FORT MEADE, Md. — A Guantanamo Bay prisoner who went through the brutal U.S. government interrogation program after the 9/11 attacks described it openly for the first time Thursday, saying he was left terrified and hallucinating from techniques that the CIA long sought to keep secret.

Majid Khan, a former resident of the Baltimore suburbs who became an al-Qaida courier, told jurors considering his sentence for war crimes how he was subjected to days of painful abuse in the clandestine CIA facilities known as “black sites,” as interrogators pressed him for information.

It was the first time any of the so-called high value detainees held at the U.S. base in Cuba have been able to testify about what the U.S. has euphemistically called “enhanced interrogation” but has been widely condemned as torture.

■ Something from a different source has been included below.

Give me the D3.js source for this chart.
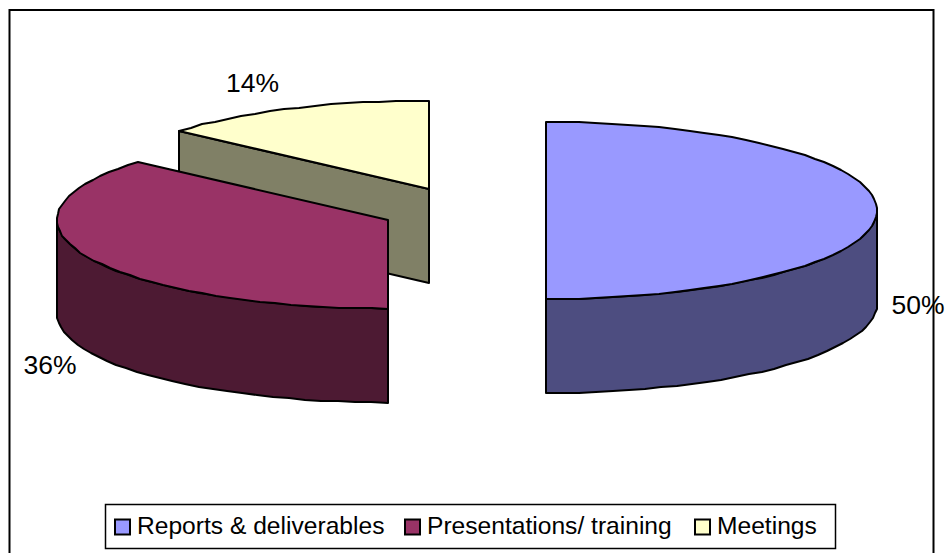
<!DOCTYPE html>
<html>
<head>
    <title>3D exploded pie</title>
    <script src="https://d3js.org/d3.v7.min.js"></script>
    <style>
        html, body { margin: 0; padding: 0; background: #fff; }
        svg { display: block; }
        text { font-family: "Liberation Sans", Arial, sans-serif; fill: #000; }
        .pct { font-size: 26.5px; }
        .legend-label { font-size: 24.6px; }
        .edge { stroke: #000; stroke-width: 2; stroke-linejoin: round; }
    </style>
</head>
<body>
<div id="chart"></div>
<script>
    // data, labels show the rounded value
    const categories = ["Reports & deliverables", "Presentations/ training", "Meetings"];
    const values = [50, 36.4, 13.6];
    const topColors = ["#9999ff", "#993366", "#ffffcc"];
    const sideColors = ["#4d4d80", "#4d1a33", "#808066"];

    const W = 945, H = 553;
    const rx = 331, ry = 88.5, depth = 94;

    // each slice is pulled out, so it has its own centre on the page
    const centers = [[546, 210.5], [388, 220], [429, 189]];
    const labelPos = [[918, 314], [50, 374], [252.5, 92]];
    const legendX = [115, 405, 695];

    const svg = d3.select("#chart").append("svg")
        .attr("width", W)
        .attr("height", H);

    // outer frame, runs off the bottom of the picture
    svg.append("rect")
        .attr("x", 9.5).attr("y", 10)
        .attr("width", 924).attr("height", 560)
        .attr("fill", "#fff").attr("stroke", "#000").attr("stroke-width", 2);

    const pie = d3.pie().sort(null).value(d => d);
    const slices = pie(values);

    const pt = (i, a, dz = 0) => [
        Math.round(centers[i][0] + rx * Math.sin(a)),
        Math.round(centers[i][1] - ry * Math.cos(a) + dz)
    ];
    const line = d3.line();
    // coarse steps on whole pixels, the original outline is a bit wobbly
    const arcPts = (i, a0, a1, dz = 0) => {
        const n = Math.max(2, Math.round(Math.abs(a1 - a0) / 0.05));
        return d3.range(n + 1).map(k => pt(i, a0 + (a1 - a0) * k / n, dz));
    };

    // 0 = top of the ellipse, going clockwise
    function drawSlice(i) {
        const s = slices[i];
        const g = svg.append("g");
        const a0 = s.startAngle, a1 = s.endAngle;
        const c = centers[i];

        // cut wall that faces the viewer
        if (i === 2) {
            g.append("path").attr("class", "edge").attr("fill", sideColors[i])
                .attr("d", line([pt(i, a0), c, [c[0], c[1] + depth], pt(i, a0, depth)]) + "Z");
        }

        // rim, only the part below the horizontal middle shows
        const rimStart = Math.max(a0, Math.PI / 2);
        const rimEnd = Math.min(a1, 3 * Math.PI / 2);
        if (rimEnd > rimStart) {
            const top = arcPts(i, rimStart, rimEnd);
            const bottom = arcPts(i, rimEnd, rimStart, depth);
            g.append("path").attr("class", "edge").attr("fill", sideColors[i])
                .attr("d", line(top.concat(bottom)) + "Z");
        }

        // top face
        g.append("path").attr("class", "edge").attr("fill", topColors[i])
            .attr("d", line([c].concat(arcPts(i, a0, a1))) + "Z");
    }

    // back to front
    [2, 1, 0].forEach(drawSlice);

    values.forEach((v, i) => {
        svg.append("text").attr("class", "pct")
            .attr("x", labelPos[i][0]).attr("y", labelPos[i][1])
            .attr("text-anchor", "middle")
            .text(Math.round(v) + "%");
    });

    // legend
    const legend = svg.append("g");
    legend.append("rect")
        .attr("x", 105.5).attr("y", 504.5)
        .attr("width", 730).attr("height", 44)
        .attr("fill", "#fff").attr("stroke", "#000").attr("stroke-width", 1.5);
    categories.forEach((c, i) => {
        legend.append("rect")
            .attr("x", legendX[i]).attr("y", 519.5)
            .attr("width", 15).attr("height", 15)
            .attr("fill", topColors[i]).attr("stroke", "#000").attr("stroke-width", 2);
        legend.append("text").attr("class", "legend-label")
            .attr("x", legendX[i] + 22).attr("y", 534)
            .text(c);
    });
</script>
</body>
</html>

“I thought I was going to die,” he said.

Khan spoke of being suspended naked from a ceiling beam for long periods, doused repeatedly with ice water to keep him awake for days. He described having his head held under water to the point of near drowning, only to have water poured into his nose and mouth when the interrogators let him up. He was beaten, given forced enemas, sexually assaulted and starved in overseas prisons whose locations were not disclosed.

“I would beg them to stop and swear to them that I didn’t know anything,” he said. “If I had intelligence to give I would have given it already but I didn’t have anything to give.”

Khan, reading from a 39-page statement, spoke on the first day in what is expected to be a two-day sentencing hearing at the U.S. base in Cuba.

A panel of military officers selected by a Pentagon legal official known as a convening authority can sentence Khan to between 25 and 40 years in prison, but he will serve far less because of his extensive cooperation with U.S. authorities.

Under a plea deal, which the jurors were not told about, Khan’s sentence by the jury will be reduced to no more than 11 years by the convening authority, and he will get credit for his time in custody since his February 2012 guilty plea.

That means he should be released early next year, resettled in a third, as yet unknown country because he can’t return to Pakistan, where he has citizenship.

Some of Khan’s treatment is detailed in a Senate Intelligence Committee report, released in 2014, that accused the CIA of inflicting pain and suffering on al-Qaida prisoners far beyond its legal boundaries and deceiving the nation with narratives of useful interrogations unsubstantiated by its own records.

Khan agreed with that assessment. “The more I cooperated and told them, the more I was tortured,” he said.

He spent about three years in CIA black sites before he was taken to Guantanamo in September 2006. He said he never saw the light of day in the black sites.